■ **Required work**
Copy out every line exactly, passing over the pictures.

■ **Given material**

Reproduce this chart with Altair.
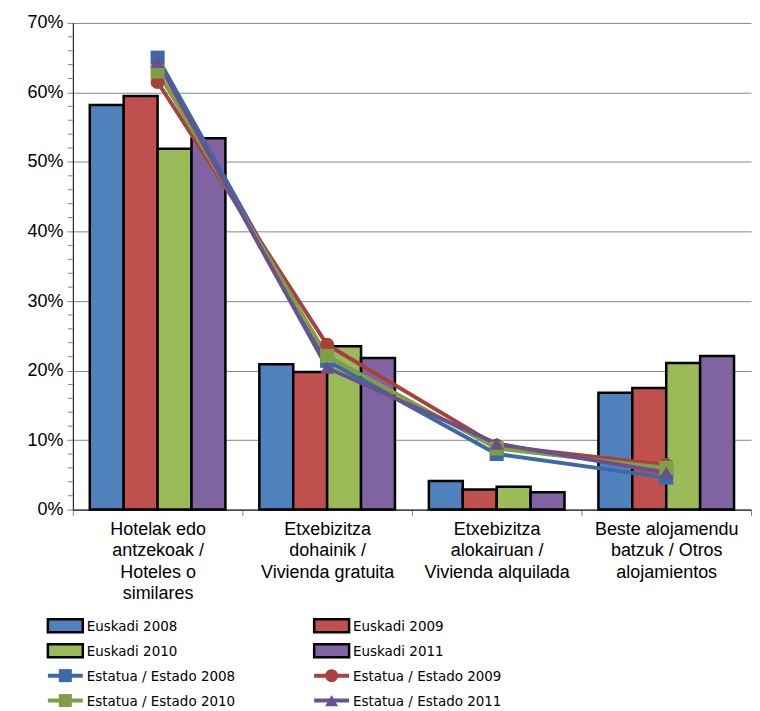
import altair as alt
import pandas as pd

categories = [
    "Hotelak edo|antzekoak /|Hoteles o|similares",
    "Etxebizitza|dohainik /|Vivienda gratuita",
    "Etxebizitza|alokairuan /|Vivienda alquilada",
    "Beste alojamendu|batzuk / Otros|alojamientos",
]
years = ["2008", "2009", "2010", "2011"]

euskadi_2008 = [58.2, 20.9, 4.1, 16.8]
euskadi_2009 = [59.5, 19.8, 2.9, 17.5]
euskadi_2010 = [51.9, 23.5, 3.3, 21.1]
euskadi_2011 = [53.4, 21.8, 2.5, 22.1]

estado_2008 = [65.0, 21.4, 8.0, 4.6]
estado_2009 = [61.5, 23.7, 9.2, 6.4]
estado_2010 = [63.0, 22.1, 8.8, 6.0]
estado_2011 = [64.4, 20.4, 9.5, 5.3]

major_ticks = [0.0, 0.1, 0.2, 0.3, 0.4, 0.5, 0.6, 0.7]
minor_ticks = [0.02, 0.04, 0.06, 0.08, 0.12, 0.14, 0.16, 0.18, 0.22, 0.24, 0.26, 0.28,
               0.32, 0.34, 0.36, 0.38, 0.42, 0.44, 0.46, 0.48, 0.52, 0.54, 0.56, 0.58,
               0.62, 0.64, 0.66, 0.68]

bar_colors = ["#4F81BD", "#C0504D", "#9BBB59", "#8064A2"]
line_colors = ["#3D6AA6", "#A8413D", "#7E9F45", "#69508F"]
line_shapes = ["square", "circle", "square", "triangle-up"]

bar_names = ["Euskadi " + y for y in years]
line_names = ["Estatua / Estado " + y for y in years]

eus = [euskadi_2008, euskadi_2009, euskadi_2010, euskadi_2011]
est = [estado_2008, estado_2009, estado_2010, estado_2011]

bars_df = pd.DataFrame([
    {"cat": c, "series": bar_names[i], "value": eus[i][j] / 100}
    for i in range(4) for j, c in enumerate(categories)
])
lines_df = pd.DataFrame([
    {"cat": c, "series": line_names[i], "value": est[i][j] / 100}
    for i in range(4) for j, c in enumerate(categories)
])
minor_df = pd.DataFrame({"v": minor_ticks})

FONT = "Liberation Sans"
LEG_FONT = "DejaVu Sans Condensed"
W, H = 680, 488

xenc = alt.X(
    "cat:N", sort=categories,
    scale=alt.Scale(paddingInner=0, paddingOuter=0),
    axis=alt.Axis(
        title=None, labelAngle=0, labelExpr="split(datum.label, '|')",
        labelFontSize=18, labelFont=FONT, labelColor="#000000",
        labelLineHeight=21.5, labelPadding=5, tickBand="extent",
        tickSize=6, tickColor="#868686", domainColor="#000000",
        grid=False, labelBaseline="top",
    ),
)
yscale = alt.Scale(domain=[0, 0.7], nice=False)

bars = alt.Chart(bars_df).mark_bar(stroke="#000000", strokeWidth=2.5).encode(
    x=xenc,
    xOffset=alt.XOffset("series:N", sort=bar_names,
                        scale=alt.Scale(paddingInner=0, paddingOuter=0.5)),
    y=alt.Y("value:Q", scale=yscale,
            axis=alt.Axis(
                title=None, format=".0%", values=major_ticks,
                labelFontSize=18, labelFont=FONT, labelColor="#000000",
                labelPadding=4, tickSize=6, tickColor="#868686",
                domainColor="#000000", gridColor="#868686", gridWidth=1,
            )),
    fill=alt.Fill("series:N", sort=bar_names,
                  scale=alt.Scale(domain=bar_names, range=bar_colors), legend=None),
)

minor = alt.Chart(minor_df).mark_rule(color="#868686", strokeWidth=1).encode(
    y=alt.Y("v:Q", scale=yscale),
    x=alt.value(-5),
    x2=alt.value(0),
)

lines = alt.Chart(lines_df).mark_line(strokeWidth=4).encode(
    x=alt.X("cat:N", sort=categories),
    y=alt.Y("value:Q", scale=yscale),
    color=alt.Color("series:N", sort=line_names,
                    scale=alt.Scale(domain=line_names, range=line_colors), legend=None),
)
points = alt.Chart(lines_df).mark_point(filled=True, opacity=1, size=200).encode(
    x=alt.X("cat:N", sort=categories),
    y=alt.Y("value:Q", scale=yscale),
    color=alt.Color("series:N", sort=line_names,
                    scale=alt.Scale(domain=line_names, range=line_colors), legend=None),
    shape=alt.Shape("series:N", sort=line_names,
                    scale=alt.Scale(domain=line_names, range=line_shapes), legend=None),
)

main = alt.layer(bars, minor, lines, points).properties(width=W, height=H)

# ---- custom legend: two columns, four rows ----
leg_labels = bar_names + line_names
leg_kind = ["bar"] * 4 + ["line"] * 4
leg_color = bar_colors + line_colors
leg_shape = ["none"] * 4 + line_shapes
leg_row = [0, 0, 1, 1, 2, 2, 3, 3]
leg_col = [0, 1, 0, 1, 0, 1, 0, 1]

COL_W = 267
SYM_X0 = -25
SYM_W = 35

leg_df = pd.DataFrame({
    "label": leg_labels, "kind": leg_kind, "ccolor": leg_color,
    "shp": leg_shape, "r": leg_row,
    "x0": [c * COL_W + SYM_X0 for c in leg_col],
    "x1": [c * COL_W + SYM_X0 + SYM_W for c in leg_col],
    "xm": [c * COL_W + SYM_X0 + SYM_W / 2 for c in leg_col],
    "xt": [c * COL_W + SYM_X0 + SYM_W + 4 for c in leg_col],
})

lx = alt.Scale(domain=[0, W])
ly = alt.Scale(domain=[0, 1, 2, 3], paddingInner=0, paddingOuter=0)
yrow = alt.Y("r:O", scale=ly, axis=None)
ccol = alt.Color("ccolor:N", scale=None)

leg_base = alt.Chart(leg_df)
leg_rect = leg_base.transform_filter("datum.kind == 'bar'").mark_bar(
    size=13, stroke="#000000", strokeWidth=2.5
).encode(
    x=alt.X("x0:Q", scale=lx, axis=None), x2="x1:Q", y=yrow,
    fill=alt.Fill("ccolor:N", scale=None),
)
leg_rule = leg_base.transform_filter("datum.kind == 'line'").mark_rule(strokeWidth=4).encode(
    x=alt.X("x0:Q", scale=lx, axis=None), x2="x1:Q", y=yrow, color=ccol,
)
leg_pts = []
for shp in ["square", "circle", "triangle-up"]:
    leg_pts.append(
        leg_base.transform_filter(f"datum.shp == '{shp}'").mark_point(
            filled=True, opacity=1, size=170, shape=shp
        ).encode(
            x=alt.X("xm:Q", scale=lx, axis=None), y=yrow, color=ccol,
        )
    )
leg_txt = leg_base.mark_text(
    align="left", baseline="middle", fontSize=15, font=LEG_FONT, color="#000000"
).encode(
    x=alt.X("xt:Q", scale=lx, axis=None), y=yrow, text="label:N",
)

legend = alt.layer(leg_rect, leg_rule, *leg_pts, leg_txt).properties(width=W, height=100)

chart = alt.vconcat(main, legend, spacing=10, padding={"left": 18, "top": 5, "right": 0, "bottom": 0}
                    ).configure_view(stroke=None)

chart.save("out.html", embed_options={"renderer": "svg", "actions": False})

■ **Full output**
Reproduce this chart with Altair.
import altair as alt
import pandas as pd

categories = [
    "Hotelak edo|antzekoak /|Hoteles o|similares",
    "Etxebizitza|dohainik /|Vivienda gratuita",
    "Etxebizitza|alokairuan /|Vivienda alquilada",
    "Beste alojamendu|batzuk / Otros|alojamientos",
]
years = ["2008", "2009", "2010", "2011"]

euskadi_2008 = [58.2, 20.9, 4.1, 16.8]
euskadi_2009 = [59.5, 19.8, 2.9, 17.5]
euskadi_2010 = [51.9, 23.5, 3.3, 21.1]
euskadi_2011 = [53.4, 21.8, 2.5, 22.1]

estado_2008 = [65.0, 21.4, 8.0, 4.6]
estado_2009 = [61.5, 23.7, 9.2, 6.4]
estado_2010 = [63.0, 22.1, 8.8, 6.0]
estado_2011 = [64.4, 20.4, 9.5, 5.3]

major_ticks = [0.0, 0.1, 0.2, 0.3, 0.4, 0.5, 0.6, 0.7]
minor_ticks = [0.02, 0.04, 0.06, 0.08, 0.12, 0.14, 0.16, 0.18, 0.22, 0.24, 0.26, 0.28,
               0.32, 0.34, 0.36, 0.38, 0.42, 0.44, 0.46, 0.48, 0.52, 0.54, 0.56, 0.58,
               0.62, 0.64, 0.66, 0.68]

bar_colors = ["#4F81BD", "#C0504D", "#9BBB59", "#8064A2"]
line_colors = ["#3D6AA6", "#A8413D", "#7E9F45", "#69508F"]
line_shapes = ["square", "circle", "square", "triangle-up"]

bar_names = ["Euskadi " + y for y in years]
line_names = ["Estatua / Estado " + y for y in years]

eus = [euskadi_2008, euskadi_2009, euskadi_2010, euskadi_2011]
est = [estado_2008, estado_2009, estado_2010, estado_2011]

bars_df = pd.DataFrame([
    {"cat": c, "series": bar_names[i], "value": eus[i][j] / 100}
    for i in range(4) for j, c in enumerate(categories)
])
lines_df = pd.DataFrame([
    {"cat": c, "series": line_names[i], "value": est[i][j] / 100}
    for i in range(4) for j, c in enumerate(categories)
])
minor_df = pd.DataFrame({"v": minor_ticks})

FONT = "Liberation Sans"
LEG_FONT = "DejaVu Sans Condensed"
W, H = 680, 488

xenc = alt.X(
    "cat:N", sort=categories,
    scale=alt.Scale(paddingInner=0, paddingOuter=0),
    axis=alt.Axis(
        title=None, labelAngle=0, labelExpr="split(datum.label, '|')",
        labelFontSize=18, labelFont=FONT, labelColor="#000000",
        labelLineHeight=21.5, labelPadding=5, tickBand="extent",
        tickSize=6, tickColor="#868686", domainColor="#000000",
        grid=False, labelBaseline="top",
    ),
)
yscale = alt.Scale(domain=[0, 0.7], nice=False)

bars = alt.Chart(bars_df).mark_bar(stroke="#000000", strokeWidth=2.5).encode(
    x=xenc,
    xOffset=alt.XOffset("series:N", sort=bar_names,
                        scale=alt.Scale(paddingInner=0, paddingOuter=0.5)),
    y=alt.Y("value:Q", scale=yscale,
            axis=alt.Axis(
                title=None, format=".0%", values=major_ticks,
                labelFontSize=18, labelFont=FONT, labelColor="#000000",
                labelPadding=4, tickSize=6, tickColor="#868686",
                domainColor="#000000", gridColor="#868686", gridWidth=1,
            )),
    fill=alt.Fill("series:N", sort=bar_names,
                  scale=alt.Scale(domain=bar_names, range=bar_colors), legend=None),
)

minor = alt.Chart(minor_df).mark_rule(color="#868686", strokeWidth=1).encode(
    y=alt.Y("v:Q", scale=yscale),
    x=alt.value(-5),
    x2=alt.value(0),
)

lines = alt.Chart(lines_df).mark_line(strokeWidth=4).encode(
    x=alt.X("cat:N", sort=categories),
    y=alt.Y("value:Q", scale=yscale),
    color=alt.Color("series:N", sort=line_names,
                    scale=alt.Scale(domain=line_names, range=line_colors), legend=None),
)
points = alt.Chart(lines_df).mark_point(filled=True, opacity=1, size=200).encode(
    x=alt.X("cat:N", sort=categories),
    y=alt.Y("value:Q", scale=yscale),
    color=alt.Color("series:N", sort=line_names,
                    scale=alt.Scale(domain=line_names, range=line_colors), legend=None),
    shape=alt.Shape("series:N", sort=line_names,
                    scale=alt.Scale(domain=line_names, range=line_shapes), legend=None),
)

main = alt.layer(bars, minor, lines, points).properties(width=W, height=H)

# ---- custom legend: two columns, four rows ----
leg_labels = bar_names + line_names
leg_kind = ["bar"] * 4 + ["line"] * 4
leg_color = bar_colors + line_colors
leg_shape = ["none"] * 4 + line_shapes
leg_row = [0, 0, 1, 1, 2, 2, 3, 3]
leg_col = [0, 1, 0, 1, 0, 1, 0, 1]

COL_W = 267
SYM_X0 = -25
SYM_W = 35

leg_df = pd.DataFrame({
    "label": leg_labels, "kind": leg_kind, "ccolor": leg_color,
    "shp": leg_shape, "r": leg_row,
    "x0": [c * COL_W + SYM_X0 for c in leg_col],
    "x1": [c * COL_W + SYM_X0 + SYM_W for c in leg_col],
    "xm": [c * COL_W + SYM_X0 + SYM_W / 2 for c in leg_col],
    "xt": [c * COL_W + SYM_X0 + SYM_W + 4 for c in leg_col],
})

lx = alt.Scale(domain=[0, W])
ly = alt.Scale(domain=[0, 1, 2, 3], paddingInner=0, paddingOuter=0)
yrow = alt.Y("r:O", scale=ly, axis=None)
ccol = alt.Color("ccolor:N", scale=None)

leg_base = alt.Chart(leg_df)
leg_rect = leg_base.transform_filter("datum.kind == 'bar'").mark_bar(
    size=13, stroke="#000000", strokeWidth=2.5
).encode(
    x=alt.X("x0:Q", scale=lx, axis=None), x2="x1:Q", y=yrow,
    fill=alt.Fill("ccolor:N", scale=None),
)
leg_rule = leg_base.transform_filter("datum.kind == 'line'").mark_rule(strokeWidth=4).encode(
    x=alt.X("x0:Q", scale=lx, axis=None), x2="x1:Q", y=yrow, color=ccol,
)
leg_pts = []
for shp in ["square", "circle", "triangle-up"]:
    leg_pts.append(
        leg_base.transform_filter(f"datum.shp == '{shp}'").mark_point(
            filled=True, opacity=1, size=170, shape=shp
        ).encode(
            x=alt.X("xm:Q", scale=lx, axis=None), y=yrow, color=ccol,
        )
    )
leg_txt = leg_base.mark_text(
    align="left", baseline="middle", fontSize=15, font=LEG_FONT, color="#000000"
).encode(
    x=alt.X("xt:Q", scale=lx, axis=None), y=yrow, text="label:N",
)

legend = alt.layer(leg_rect, leg_rule, *leg_pts, leg_txt).properties(width=W, height=100)

chart = alt.vconcat(main, legend, spacing=10, padding={"left": 18, "top": 5, "right": 0, "bottom": 0}
                    ).configure_view(stroke=None)

chart.save("out.html", embed_options={"renderer": "svg", "actions": False})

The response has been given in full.